I want you to understand kittey diggs that where ever you and I meets we are enmays to each orthere I offered once to pay you forty dollers for my own Child but I am glad now that you did not accept it Just hold on now as long as you can and the worse it will be for you you never in you life befor I came down hear did you give Children any thing not eny thing whatever not even a dollers worth of expencs

now you call my children your pro[per]ty not so with me my Children is my own and I expect to get them and when I get ready to come after mary I will have bout a powrer and autherity to bring hear away and to exacute vengencens on them that holds my Child you will then know how to talke to me I will assure that and you will know how to talk rite too I want you now to just hold on to hear if you want to iff your conchosence tells thats the road go that road and what it will brig you to kittey diggs I have no fears about geting mary out of your hands this whole Government gives chear to me and you cannot help your self

Spotswood Rice

Notes:

[1] Slavery was abolished in Missouri in February, 1865. The13th Amendment, which abolished slavery nationwide, was ratified in December 1865.

[2] The two letters from Rice were forwarded to Union General William Rosecrans, Commander of the US Army’s Department of the Missouri, by F. W. Diggs.
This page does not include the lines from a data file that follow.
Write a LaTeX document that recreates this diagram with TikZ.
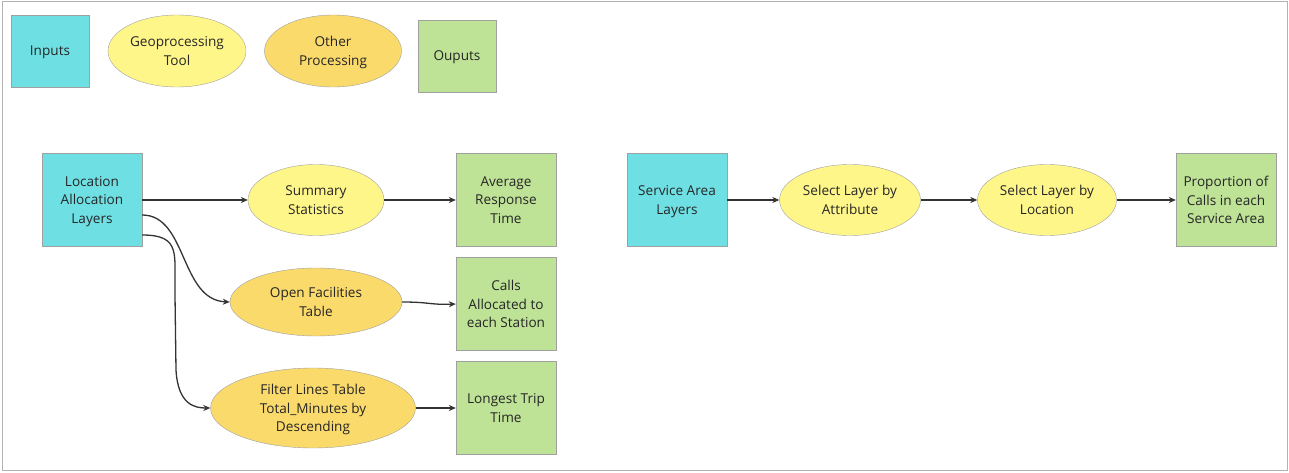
\documentclass[tikz,border=0pt]{standalone}
\usepackage{fontspec}
\setmainfont{Open Sans}
\usetikzlibrary{shapes.geometric,arrows.meta}
\definecolor{cinput}{HTML}{6EE0E4}
\definecolor{ctool}{HTML}{FFF68A}
\definecolor{cother}{HTML}{FBDA6C}
\definecolor{cout}{HTML}{BEE296}
\definecolor{cedge}{HTML}{A0A0A0}
\definecolor{carrow}{HTML}{333333}
\begin{document}
\begin{tikzpicture}[x=1pt,y=-1pt,
  every node/.style={font=\fontsize{13.6}{18.6}\selectfont, align=center, inner sep=0pt, text=black!85, text depth=0pt},
  inbox/.style={rectangle, draw=cedge, fill=cinput, minimum width=#1, minimum height=93},
  inbox/.default=100,
  outbox/.style={rectangle, draw=cedge, fill=cout, minimum width=100, minimum height=93},
  toolell/.style={ellipse, draw=cedge, fill=ctool, minimum width=#1, minimum height=71},
  otherell/.style={ellipse, draw=cedge, fill=cother, minimum width=#1, minimum height=68},
  conn/.style={draw=carrow, line width=1.3pt, -{Stealth[length=7pt,width=6pt]}}
]
\useasboundingbox (0,0) rectangle (1289,473);
\draw[cedge!80, line width=1pt] (2,2) rectangle (1287,470);

% legend
\node[rectangle, draw=cedge, fill=cinput, minimum width=78, minimum height=72] (lin) at (50,51) {Inputs};
\node[ellipse, draw=cedge, fill=ctool, minimum width=138, minimum height=72] (ltool) at (177,51) {Geoprocessing\\Tool};
\node[ellipse, draw=cedge, fill=cother, minimum width=137, minimum height=72] (lother) at (333,51) {Other\\Processing};
\node[rectangle, draw=cedge, fill=cout, minimum width=78, minimum height=72] (lout) at (457,56) {Ouputs};

% left workflow
\node[inbox] (loc) at (92,200) {Location\\Allocation\\Layers};
\node[toolell=136] (sum) at (316,200) {Summary\\Statistics};
\node[outbox] (avg) at (506,200) {Average\\Response\\Time};
\node[otherell=172] (open) at (316,302) {Open Facilities\\Table};
\node[outbox] (calls) at (506,304) {Calls\\Allocated to\\each Station};
\node[ellipse, draw=cedge, fill=cother, minimum width=205, minimum height=80] (filt) at (313,408) {Filter Lines Table\\Total\_Minutes by\\Descending};
\node[outbox] (long) at (506,408) {Longest Trip\\Time};

% right workflow
\node[inbox] (sal) at (677,200) {Service Area\\Layers};
\node[toolell=141] (sla) at (850,200) {Select Layer by\\Attribute};
\node[toolell=139] (sll) at (1047,200) {Select Layer by\\Location};
\node[outbox] (prop) at (1226,200) {Proportion of\\Calls in each\\Service Area};

% connectors
\coordinate (lo1) at ([yshift=-15]loc.east);
\coordinate (lo2) at ([yshift=-35]loc.east);
\draw[conn] (lo1) .. controls +(45,0) and (180,300) .. (open.west);
\draw[conn] (lo2) .. controls +(40,0) and (174,255) .. (175,295) -- (176,370) .. controls (178,405) and (195,408) .. (filt.west);
\draw[conn] (loc.east) -- (sum.west);
\draw[conn] (sum.east) -- (avg.west);
\draw[conn] (open.east) .. controls (430,302) and (430,305) .. (calls.west);
\draw[conn] (filt.east) -- (long.west);
\draw[conn] (sal.east) -- (sla.west);
\draw[conn] (sla.east) -- (sll.west);
\draw[conn] (sll.east) -- (prop.west);
\end{tikzpicture}
\end{document}
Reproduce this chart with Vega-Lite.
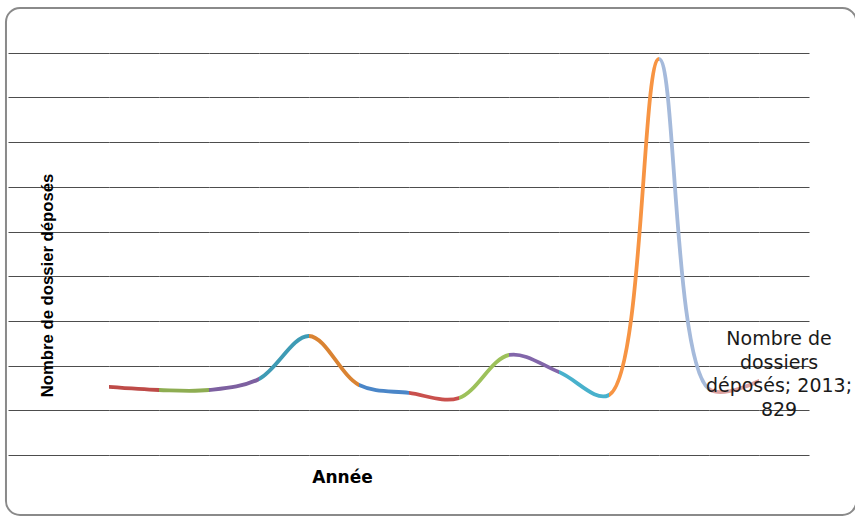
{
  "$schema": "https://vega.github.io/schema/vega-lite/v6.json",
  "padding": {"left": 4, "top": 7, "right": 0, "bottom": 0},
  "background": "white",
  "bounds": "flush",
  "spacing": 0,
  "data": {"values": [
    {"year": 2000, "value": 761},
    {"year": 2001, "value": 727},
    {"year": 2002, "value": 727},
    {"year": 2003, "value": 850},
    {"year": 2004, "value": 1331},
    {"year": 2005, "value": 783},
    {"year": 2006, "value": 694},
    {"year": 2007, "value": 638},
    {"year": 2008, "value": 1119},
    {"year": 2009, "value": 928},
    {"year": 2010, "value": 671},
    {"year": 2011, "value": 4430},
    {"year": 2012, "value": 738},
    {"year": 2013, "value": 829}
  ]},
  "config": {
    "view": {"stroke": null},
    "axis": {"labels": false, "ticks": false, "domain": false, "grid": true, "gridColor": "#4d4d4d", "gridWidth": 1, "gridOpacity": 1},
    "line": {"interpolate": "catmull-rom", "tension": 0.5, "strokeWidth": 3.8, "strokeCap": "round"}
  },
  "hconcat": [
    {
      "width": 101, "height": 447,
      "data": {"values": [{}]},
      "mark": {"type": "rect", "fill": "transparent", "stroke": "#8a8a8a", "strokeWidth": 2, "cornerRadius": 14},
      "encoding": {
        "x": {"datum": 1997.96, "type": "quantitative", "scale": {"domain": [1998, 2000], "nice": false, "zero": false},
              "axis": {"title": "Année", "grid": false, "titleX": 334, "titleY": 27, "titleBaseline": "alphabetic", "titleAlign": "center", "titleFont": "DejaVu Sans", "titleFontSize": 17, "titleFontWeight": "bold", "titleColor": "#000000"}},
        "x2": {"datum": 2014.8},
        "y": {"datum": -671, "type": "quantitative", "scale": {"domain": [0, 5000], "nice": false, "zero": false},
              "axis": {"title": "Nombre de dossier déposés", "values": [0, 500, 1000, 1500, 2000, 2500, 3000, 3500, 4000, 4500], "titleX": 44, "titleY": 277, "titleAngle": 270, "titleAlign": "center", "titleBaseline": "alphabetic", "titleFont": "Liberation Sans", "titleFontSize": 16.7, "titleFontWeight": "bold", "titleColor": "#000000"}},
        "y2": {"datum": 5000}
      }
    },
    {"width": 50, "height": 447, "transform": [{"filter": "datum.year >= 1999 && datum.year <= 2002"}],
     "mark": {"type": "line", "stroke": "#BE4B48", "clip": true},
     "encoding": {"x": {"field": "year", "type": "quantitative", "scale": {"domain": [2000, 2001], "nice": false, "zero": false}, "axis": null},
                  "y": {"field": "value", "type": "quantitative", "scale": {"domain": [0, 5000], "nice": false}, "axis": {"title": null, "values": [0, 500, 1000, 1500, 2000, 2500, 3000, 3500, 4000, 4500]}}}},
    {"width": 50, "height": 447, "transform": [{"filter": "datum.year >= 2000 && datum.year <= 2003"}],
     "mark": {"type": "line", "stroke": "#8EAD52", "clip": true},
     "encoding": {"x": {"field": "year", "type": "quantitative", "scale": {"domain": [2001, 2002], "nice": false, "zero": false}, "axis": null},
                  "y": {"field": "value", "type": "quantitative", "scale": {"domain": [0, 5000], "nice": false}, "axis": {"title": null, "values": [0, 500, 1000, 1500, 2000, 2500, 3000, 3500, 4000, 4500]}}}},
    {"width": 50, "height": 447, "transform": [{"filter": "datum.year >= 2001 && datum.year <= 2004"}],
     "mark": {"type": "line", "stroke": "#7D60A0", "clip": true},
     "encoding": {"x": {"field": "year", "type": "quantitative", "scale": {"domain": [2002, 2003], "nice": false, "zero": false}, "axis": null},
                  "y": {"field": "value", "type": "quantitative", "scale": {"domain": [0, 5000], "nice": false}, "axis": {"title": null, "values": [0, 500, 1000, 1500, 2000, 2500, 3000, 3500, 4000, 4500]}}}},
    {"width": 50, "height": 447, "transform": [{"filter": "datum.year >= 2002 && datum.year <= 2005"}],
     "mark": {"type": "line", "stroke": "#3E9BB5", "clip": true},
     "encoding": {"x": {"field": "year", "type": "quantitative", "scale": {"domain": [2003, 2004], "nice": false, "zero": false}, "axis": null},
                  "y": {"field": "value", "type": "quantitative", "scale": {"domain": [0, 5000], "nice": false}, "axis": {"title": null, "values": [0, 500, 1000, 1500, 2000, 2500, 3000, 3500, 4000, 4500]}}}},
    {"width": 50, "height": 447, "transform": [{"filter": "datum.year >= 2003 && datum.year <= 2006"}],
     "mark": {"type": "line", "stroke": "#DA8332", "clip": true},
     "encoding": {"x": {"field": "year", "type": "quantitative", "scale": {"domain": [2004, 2005], "nice": false, "zero": false}, "axis": null},
                  "y": {"field": "value", "type": "quantitative", "scale": {"domain": [0, 5000], "nice": false}, "axis": {"title": null, "values": [0, 500, 1000, 1500, 2000, 2500, 3000, 3500, 4000, 4500]}}}},
    {"width": 50, "height": 447, "transform": [{"filter": "datum.year >= 2004 && datum.year <= 2007"}],
     "mark": {"type": "line", "stroke": "#4A86C8", "clip": true},
     "encoding": {"x": {"field": "year", "type": "quantitative", "scale": {"domain": [2005, 2006], "nice": false, "zero": false}, "axis": null},
                  "y": {"field": "value", "type": "quantitative", "scale": {"domain": [0, 5000], "nice": false}, "axis": {"title": null, "values": [0, 500, 1000, 1500, 2000, 2500, 3000, 3500, 4000, 4500]}}}},
    {"width": 50, "height": 447, "transform": [{"filter": "datum.year >= 2005 && datum.year <= 2008"}],
     "mark": {"type": "line", "stroke": "#C9504D", "clip": true},
     "encoding": {"x": {"field": "year", "type": "quantitative", "scale": {"domain": [2006, 2007], "nice": false, "zero": false}, "axis": null},
                  "y": {"field": "value", "type": "quantitative", "scale": {"domain": [0, 5000], "nice": false}, "axis": {"title": null, "values": [0, 500, 1000, 1500, 2000, 2500, 3000, 3500, 4000, 4500]}}}},
    {"width": 50, "height": 447, "transform": [{"filter": "datum.year >= 2006 && datum.year <= 2009"}],
     "mark": {"type": "line", "stroke": "#9DC15B", "clip": true},
     "encoding": {"x": {"field": "year", "type": "quantitative", "scale": {"domain": [2007, 2008], "nice": false, "zero": false}, "axis": null},
                  "y": {"field": "value", "type": "quantitative", "scale": {"domain": [0, 5000], "nice": false}, "axis": {"title": null, "values": [0, 500, 1000, 1500, 2000, 2500, 3000, 3500, 4000, 4500]}}}},
    {"width": 50, "height": 447, "transform": [{"filter": "datum.year >= 2007 && datum.year <= 2010"}],
     "mark": {"type": "line", "stroke": "#8266AA", "clip": true},
     "encoding": {"x": {"field": "year", "type": "quantitative", "scale": {"domain": [2008, 2009], "nice": false, "zero": false}, "axis": null},
                  "y": {"field": "value", "type": "quantitative", "scale": {"domain": [0, 5000], "nice": false}, "axis": {"title": null, "values": [0, 500, 1000, 1500, 2000, 2500, 3000, 3500, 4000, 4500]}}}},
    {"width": 50, "height": 447, "transform": [{"filter": "datum.year >= 2008 && datum.year <= 2011"}],
     "mark": {"type": "line", "stroke": "#48B1CC", "clip": true},
     "encoding": {"x": {"field": "year", "type": "quantitative", "scale": {"domain": [2009, 2010], "nice": false, "zero": false}, "axis": null},
                  "y": {"field": "value", "type": "quantitative", "scale": {"domain": [0, 5000], "nice": false}, "axis": {"title": null, "values": [0, 500, 1000, 1500, 2000, 2500, 3000, 3500, 4000, 4500]}}}},
    {"width": 50, "height": 447, "transform": [{"filter": "datum.year >= 2009 && datum.year <= 2012"}],
     "mark": {"type": "line", "stroke": "#F79443", "clip": true},
     "encoding": {"x": {"field": "year", "type": "quantitative", "scale": {"domain": [2010, 2011], "nice": false, "zero": false}, "axis": null},
                  "y": {"field": "value", "type": "quantitative", "scale": {"domain": [0, 5000], "nice": false}, "axis": {"title": null, "values": [0, 500, 1000, 1500, 2000, 2500, 3000, 3500, 4000, 4500]}}}},
    {"width": 50, "height": 447, "transform": [{"filter": "datum.year >= 2010 && datum.year <= 2013"}],
     "mark": {"type": "line", "stroke": "#A5BADB", "clip": true},
     "encoding": {"x": {"field": "year", "type": "quantitative", "scale": {"domain": [2011, 2012], "nice": false, "zero": false}, "axis": null},
                  "y": {"field": "value", "type": "quantitative", "scale": {"domain": [0, 5000], "nice": false}, "axis": {"title": null, "values": [0, 500, 1000, 1500, 2000, 2500, 3000, 3500, 4000, 4500]}}}},
    {"width": 50, "height": 447, "transform": [{"filter": "datum.year >= 2011 && datum.year <= 2013"}],
     "mark": {"type": "line", "stroke": "#DBA1A0", "clip": true},
     "encoding": {"x": {"field": "year", "type": "quantitative", "scale": {"domain": [2012, 2013], "nice": false, "zero": false}, "axis": null},
                  "y": {"field": "value", "type": "quantitative", "scale": {"domain": [0, 5000], "nice": false}, "axis": {"title": null, "values": [0, 500, 1000, 1500, 2000, 2500, 3000, 3500, 4000, 4500]}}}},
    {"width": 50, "height": 447, "transform": [{"filter": "datum.year == 2013"}],
     "mark": {"type": "text", "dx": 20, "dy": -42, "align": "center", "baseline": "middle", "lineHeight": 23.7, "font": "DejaVu Sans", "fontSize": 19, "fill": "#1a1a1a"},
     "encoding": {"x": {"field": "year", "type": "quantitative", "scale": {"domain": [2013, 2014], "nice": false, "zero": false}, "axis": null},
                  "y": {"field": "value", "type": "quantitative", "scale": {"domain": [0, 5000], "nice": false}, "axis": {"title": null, "values": [0, 500, 1000, 1500, 2000, 2500, 3000, 3500, 4000, 4500]}},
                  "text": {"value": ["Nombre de", "dossiers", "déposés; 2013;", "829"]}}}
  ]
}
Diggs was the brother of Kitty Diggs, and owned one of Spottswood Rice’s children. Diggs wrote to the general, “I write this to ask the favour of you to send the scoundrel that wrote (the letters) down to the army  I do not think that he should be allowed to remain in the state… to be thus insulted by such a black scoundrel is more than I can stand.” All of the correspondence is in Freedom: A Documentary History of Emancipation, 1861–1867; Series 2, The Black Military Experience, ed. Ira Berlin, Joseph P. Reidy, and Leslie S. Rowland; pages 689-691.